Savings accounts pay modest interest on the money you deposit with a bank, credit union, or other financial company. Depositing funds is easy, and you can quickly access your cash whenever you need it. The fastest and most convenient way to open a savings account is online.
Set a goal
First decide how much you want to save. Then, set a time frame for when you want it completed. If you’re not accustomed to saving, start small and make it a habit. Then increase the amount you save incrementally.
Your bank or credit union limits the number of withdrawals you can make from your savings account each month, and they may charge fees unless you maintain a certain average monthly balance. So ask about these and other restrictions before opening an account.
While liquidity is a key benefit of a savings account, easy access to funds might tempt you to prematurely tap and spend what you’ve saved. If you regularly deplete your savings, you may need to cut your expenses or find a way to bring in more income.
Depending on how much you’ve saved, even a modest quarter-percent more in interest can yield hundreds more dollars a year. So shop around. Typically, credit unions have higher rates than brand-name banks. And online banks often pay higher interest than traditional banks. Even consider a Money Market Account – it’s just as safe as a savings account (both are FDIC insured) and usually earns higher interest than a regular savings account, but may have a higher minimum deposit and balance requirement.

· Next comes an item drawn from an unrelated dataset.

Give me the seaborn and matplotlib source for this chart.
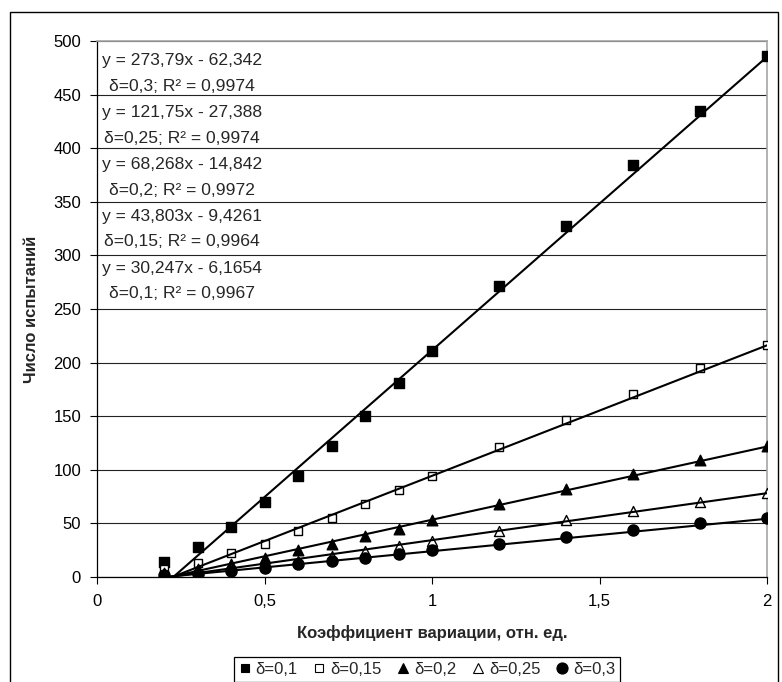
import numpy as np
import pandas as pd
import matplotlib
matplotlib.use("Agg")
import matplotlib.pyplot as plt
import seaborn as sns
from matplotlib.lines import Line2D
from matplotlib.patches import Rectangle

# ---------------- data ----------------
x_vals = [0.2, 0.3, 0.4, 0.5, 0.6, 0.7, 0.8, 0.9, 1.0, 1.2, 1.4, 1.6, 1.8, 2.0]
series_labels = ["δ=0,1", "δ=0,15", "δ=0,2", "δ=0,25", "δ=0,3"]
y_d010 = [14, 28, 47, 70, 94, 122, 150, 181, 211, 271, 327, 384, 435, 486]
y_d015 = [7, 13, 22, 31, 43, 55, 68, 81, 94, 121, 146, 171, 195, 216]
y_d020 = [4, 7, 12, 18, 25, 31, 38, 45, 53, 68, 82, 96, 109, 122]
y_d025 = [3, 5, 8, 11, 15, 20, 24, 29, 34, 43, 53, 62, 70, 78]
y_d030 = [2, 3, 6, 8, 12, 15, 18, 21, 25, 31, 37, 44, 50, 55]
series_values = [y_d010, y_d015, y_d020, y_d025, y_d030]

trend_slopes = [273.79, 121.75, 68.268, 43.803, 30.247]
trend_intercepts = [-62.342, -27.388, -14.842, -9.4261, -6.1654]
eq_line1 = ["y = 273,79x - 62,342", "y = 121,75x - 27,388", "y = 68,268x - 14,842",
            "y = 43,803x - 9,4261", "y = 30,247x - 6,1654"]
eq_line2 = ["δ=0,3; R² = 0,9974", "δ=0,25; R² = 0,9974", "δ=0,2; R² = 0,9972",
            "δ=0,15; R² = 0,9964", "δ=0,1; R² = 0,9967"]

x_ticks = [0, 0.5, 1, 1.5, 2]
x_tick_labels = ["0", "0,5", "1", "1,5", "2"]
y_ticks = list(range(0, 501, 50))
x_title = "Коэффициент вариации, отн. ед."
y_title = "Число испытаний"

# ---------------- style ----------------
sns.set_style("white")
plt.rcParams["font.family"] = ["Liberation Sans", "DejaVu Sans"]
FS = 12
FS_EQ = 12.6

marker_styles = [
    dict(marker="s", face="black", s=42),
    dict(marker="s", face="white", s=38),
    dict(marker="^", face="black", s=58),
    dict(marker="^", face="white", s=52),
    dict(marker="o", face="black", s=64),
]
legend_ms = [5.5, 5.5, 7, 6.5, 8]

W, H = 782, 682
fig = plt.figure(figsize=(W / 100, H / 100), dpi=100)
ax_l, ax_r, ax_t, ax_b = 97, 767, 41, 577
ax = fig.add_axes([ax_l / W, 1 - ax_b / H, (ax_r - ax_l) / W, (ax_b - ax_t) / H])

df = pd.DataFrame({
    "x": np.tile(x_vals, len(series_labels)),
    "y": np.concatenate(series_values),
    "series": np.repeat(series_labels, len(x_vals)),
})

for lab, st in zip(series_labels, marker_styles):
    sub = df[df["series"] == lab]
    sns.scatterplot(data=sub, x="x", y="y", marker=st["marker"], s=st["s"],
                    color=st["face"], edgecolor="black", linewidth=1.0,
                    ax=ax, zorder=3, legend=False)

# trend lines over the data range
for k, b in zip(trend_slopes, trend_intercepts):
    xs = np.array([min(x_vals), max(x_vals)])
    sns.lineplot(x=xs, y=k * xs + b, color="black", linewidth=1.5, ax=ax,
                 zorder=4, legend=False)

ax.set_xlim(0, 2)
ax.set_ylim(0, 500)
ax.set_xticks(x_ticks)
ax.set_xticklabels(x_tick_labels)
ax.set_yticks(y_ticks)
ax.tick_params(axis="both", direction="out", length=5, width=0.8, color="black",
               labelsize=FS, labelcolor="black")
ax.tick_params(axis="y", pad=6.5, left=True)
ax.tick_params(axis="x", pad=7.5, bottom=True)

ax.yaxis.grid(True, color="#222222", linewidth=0.8)
ax.xaxis.grid(False)
ax.set_axisbelow(True)
for side in ["left", "bottom"]:
    ax.spines[side].set_color("black")
    ax.spines[side].set_linewidth(0.9)
for side in ["top", "right"]:
    ax.spines[side].set_color("#A6A6A6")
    ax.spines[side].set_linewidth(1.2)

ax.set_xlabel(x_title, fontsize=FS, fontweight="bold", va="center")
ax.xaxis.set_label_coords(0.5, (ax_b - 633) / (ax_b - ax_t))
ax.set_ylabel(y_title, fontsize=FS, fontweight="bold", va="center")
ax.yaxis.set_label_coords((32 - ax_l) / (ax_r - ax_l), 0.5)

# equation labels
eq_x = 0.254
for i, (l1, l2) in enumerate(zip(eq_line1, eq_line2)):
    y1 = 482 - 48.5 * i
    ax.text(eq_x, y1, l1, ha="center", va="center", fontsize=FS_EQ, zorder=5)
    ax.text(eq_x, y1 - 24, l2, ha="center", va="center", fontsize=FS_EQ, zorder=5)

# legend
handles = [Line2D([], [], linestyle="none", marker=st["marker"],
                  markerfacecolor=st["face"], markeredgecolor="black",
                  markeredgewidth=0.8, markersize=ms)
           for st, ms in zip(marker_styles, legend_ms)]
leg = fig.legend(handles, series_labels, loc="upper center",
                 bbox_to_anchor=(427 / W, 1 - 657 / H), ncol=5, frameon=True,
                 fancybox=False, edgecolor="black", framealpha=1, fontsize=FS,
                 handlelength=0.7, handletextpad=0.3, columnspacing=0.95,
                 borderpad=0.3, borderaxespad=0)
leg.get_frame().set_linewidth(0.9)

# outer chart frame
fig.patches.append(Rectangle((10 / W, -0.05), (778 - 10) / W, (1 - 12 / H) + 0.05,
                             transform=fig.transFigure, fill=False,
                             edgecolor="black", linewidth=1.0))

fig.savefig("out.png", dpi=100)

On a tight budget? Ask your bank or credit union to transfer a fixed amount every month, or every pay period, to your savings account. Some financial companies even reward automatic deposits of as little as $25 a month by waving minimum balance requirement fees.
Divide and conque
Don’t keep savings in a checking account with a mental note that they’re savings. Instead, open a dedicated savings account—preferably in an institution other than the one you normally use. Out-of- sight/out-of-mind can help keep your savings secure.